YOUR INSTRUCTIONS:
Quote the listing below in its entirety, omitting every image.

[BEGIN SOURCE MATERIAL]

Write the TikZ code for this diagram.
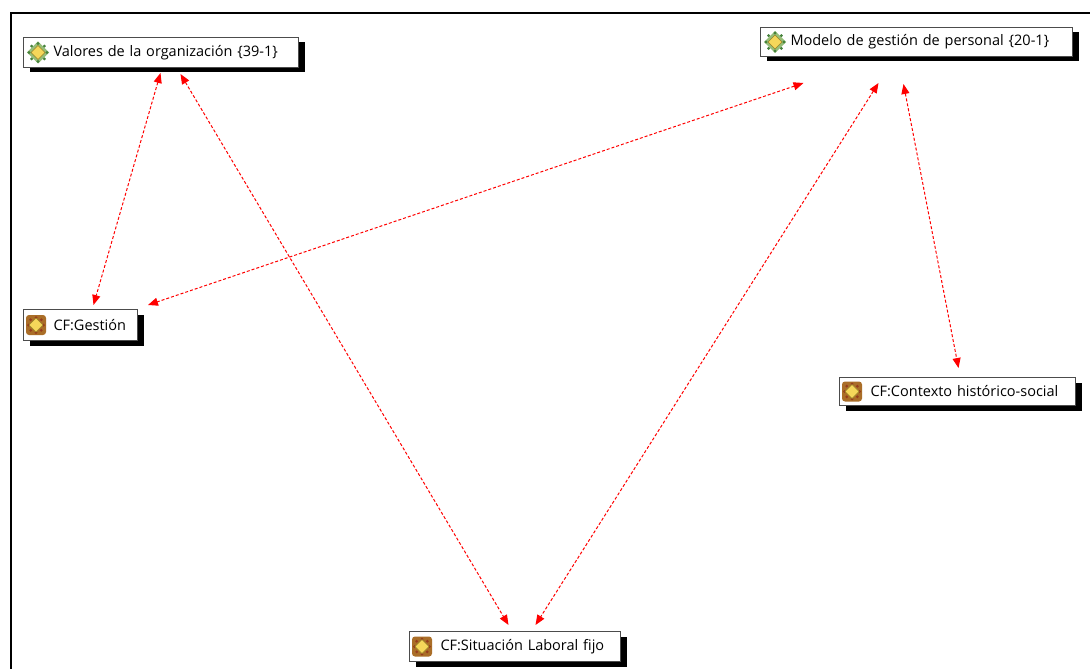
\documentclass[tikz,border=0pt]{standalone}
\usepackage{fontspec}
\setmainfont{Open Sans}
\usetikzlibrary{arrows.meta,shadows}

\definecolor{iconGreen}{RGB}{150,190,120}
\definecolor{iconDarkGreen}{RGB}{70,130,60}
\definecolor{iconYellow}{RGB}{245,215,90}
\definecolor{iconOlive}{RGB}{150,130,40}
\definecolor{iconBrown}{RGB}{170,110,40}
\definecolor{iconRed}{RGB}{150,60,30}

\tikzset{
  concept/.style={draw=black!70, line width=1pt, fill=white, anchor=north west,
    inner xsep=0pt, inner ysep=0pt, text width=#1, align=left,
    font=\fontsize{14.5}{16}\selectfont,
    general shadow={fill=black, shadow xshift=6pt, shadow yshift=-5pt}},
  link/.style={<->, red, line width=1pt, dash pattern=on 3pt off 2pt}
}

\newcommand{\factoricon}[1]{%
  \begin{scope}[shift={(#1)}]
    \fill[iconGreen] (0,-11) -- (11,0) -- (0,11) -- (-11,0) -- cycle;
    \foreach \a in {0,45,...,315} \fill[iconDarkGreen] (\a:9) circle (1.6);
    \filldraw[fill=iconYellow, draw=iconOlive, line width=0.6pt] (0,-7) -- (7,0) -- (0,7) -- (-7,0) -- cycle;
  \end{scope}}
\newcommand{\cficon}[1]{%
  \begin{scope}[shift={(#1)}]
    \fill[iconBrown, rounded corners=3pt] (-10,-10) rectangle (10,10);
    \foreach \a in {0,45,...,315} \fill[iconRed] (\a:7.5) circle (1.5);
    \filldraw[fill=iconYellow, draw=iconOlive, line width=0.6pt] (0,-7) -- (7,0) -- (0,7) -- (-7,0) -- cycle;
  \end{scope}}

\begin{document}
\begin{tikzpicture}[x=1pt,y=-1pt,>={Triangle[length=10pt,width=8pt]}]
	\useasboundingbox (0,0) rectangle (1090,669);
	\draw[line width=2pt] (11,669) -- (11,13) -- (1090,13);
	% concepts
	\node[concept=275pt,minimum height=30pt](valores) at (23,37) {\hspace*{30pt}Valores de la organización \{39-1\}};
	\node[concept=312pt,minimum height=29pt](modelo) at (760,27) {\hspace*{30pt}Modelo de gestión de personal \{20-1\}};
	\node[concept=114pt,minimum height=31pt](gestion) at (23,309) {\hspace*{30pt}CF:Gestión};
	\node[concept=236pt,minimum height=28pt](contexto) at (839,377) {\hspace*{31pt}CF:Contexto histórico-social};
	\node[concept=211pt,minimum height=30pt](situacion) at (409,631) {\hspace*{31pt}CF:Situación Laboral fijo};
	% icons
	\factoricon{[xshift=15pt]valores.west}
	\factoricon{[xshift=15pt]modelo.west}
	\cficon{[xshift=13pt]gestion.west}
	\cficon{[xshift=13pt]contexto.west}
	\cficon{[xshift=13pt]situacion.west}
	% links
	\path[link]
	([xshift=-0.5pt,yshift=-5pt]valores.south) edge ([xshift=13pt,yshift=4pt]gestion.north)
	([xshift=19.5pt,yshift=-6pt]valores.south) edge ([xshift=-6.5pt,yshift=6pt]situacion.north)
	([xshift=-113pt,yshift=-26pt]modelo.south) edge ([xshift=10pt,yshift=4pt]gestion.north east)
	([xshift=-38pt,yshift=-26pt]modelo.south) edge ([xshift=20.5pt,yshift=6pt]situacion.north)
	([xshift=-13pt,yshift=-27pt]modelo.south) edge ([xshift=1pt,yshift=9pt]contexto.north);
\end{tikzpicture}
\end{document}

[END SOURCE MATERIAL]

RESULT OF THIS TASK:
Write the TikZ code for this diagram.
\documentclass[tikz,border=0pt]{standalone}
\usepackage{fontspec}
\setmainfont{Open Sans}
\usetikzlibrary{arrows.meta,shadows}

\definecolor{iconGreen}{RGB}{150,190,120}
\definecolor{iconDarkGreen}{RGB}{70,130,60}
\definecolor{iconYellow}{RGB}{245,215,90}
\definecolor{iconOlive}{RGB}{150,130,40}
\definecolor{iconBrown}{RGB}{170,110,40}
\definecolor{iconRed}{RGB}{150,60,30}

\tikzset{
  concept/.style={draw=black!70, line width=1pt, fill=white, anchor=north west,
    inner xsep=0pt, inner ysep=0pt, text width=#1, align=left,
    font=\fontsize{14.5}{16}\selectfont,
    general shadow={fill=black, shadow xshift=6pt, shadow yshift=-5pt}},
  link/.style={<->, red, line width=1pt, dash pattern=on 3pt off 2pt}
}

\newcommand{\factoricon}[1]{%
  \begin{scope}[shift={(#1)}]
    \fill[iconGreen] (0,-11) -- (11,0) -- (0,11) -- (-11,0) -- cycle;
    \foreach \a in {0,45,...,315} \fill[iconDarkGreen] (\a:9) circle (1.6);
    \filldraw[fill=iconYellow, draw=iconOlive, line width=0.6pt] (0,-7) -- (7,0) -- (0,7) -- (-7,0) -- cycle;
  \end{scope}}
\newcommand{\cficon}[1]{%
  \begin{scope}[shift={(#1)}]
    \fill[iconBrown, rounded corners=3pt] (-10,-10) rectangle (10,10);
    \foreach \a in {0,45,...,315} \fill[iconRed] (\a:7.5) circle (1.5);
    \filldraw[fill=iconYellow, draw=iconOlive, line width=0.6pt] (0,-7) -- (7,0) -- (0,7) -- (-7,0) -- cycle;
  \end{scope}}

\begin{document}
\begin{tikzpicture}[x=1pt,y=-1pt,>={Triangle[length=10pt,width=8pt]}]
	\useasboundingbox (0,0) rectangle (1090,669);
	\draw[line width=2pt] (11,669) -- (11,13) -- (1090,13);
	% concepts
	\node[concept=275pt,minimum height=30pt](valores) at (23,37) {\hspace*{30pt}Valores de la organización \{39-1\}};
	\node[concept=312pt,minimum height=29pt](modelo) at (760,27) {\hspace*{30pt}Modelo de gestión de personal \{20-1\}};
	\node[concept=114pt,minimum height=31pt](gestion) at (23,309) {\hspace*{30pt}CF:Gestión};
	\node[concept=236pt,minimum height=28pt](contexto) at (839,377) {\hspace*{31pt}CF:Contexto histórico-social};
	\node[concept=211pt,minimum height=30pt](situacion) at (409,631) {\hspace*{31pt}CF:Situación Laboral fijo};
	% icons
	\factoricon{[xshift=15pt]valores.west}
	\factoricon{[xshift=15pt]modelo.west}
	\cficon{[xshift=13pt]gestion.west}
	\cficon{[xshift=13pt]contexto.west}
	\cficon{[xshift=13pt]situacion.west}
	% links
	\path[link]
	([xshift=-0.5pt,yshift=-5pt]valores.south) edge ([xshift=13pt,yshift=4pt]gestion.north)
	([xshift=19.5pt,yshift=-6pt]valores.south) edge ([xshift=-6.5pt,yshift=6pt]situacion.north)
	([xshift=-113pt,yshift=-26pt]modelo.south) edge ([xshift=10pt,yshift=4pt]gestion.north east)
	([xshift=-38pt,yshift=-26pt]modelo.south) edge ([xshift=20.5pt,yshift=6pt]situacion.north)
	([xshift=-13pt,yshift=-27pt]modelo.south) edge ([xshift=1pt,yshift=9pt]contexto.north);
\end{tikzpicture}
\end{document}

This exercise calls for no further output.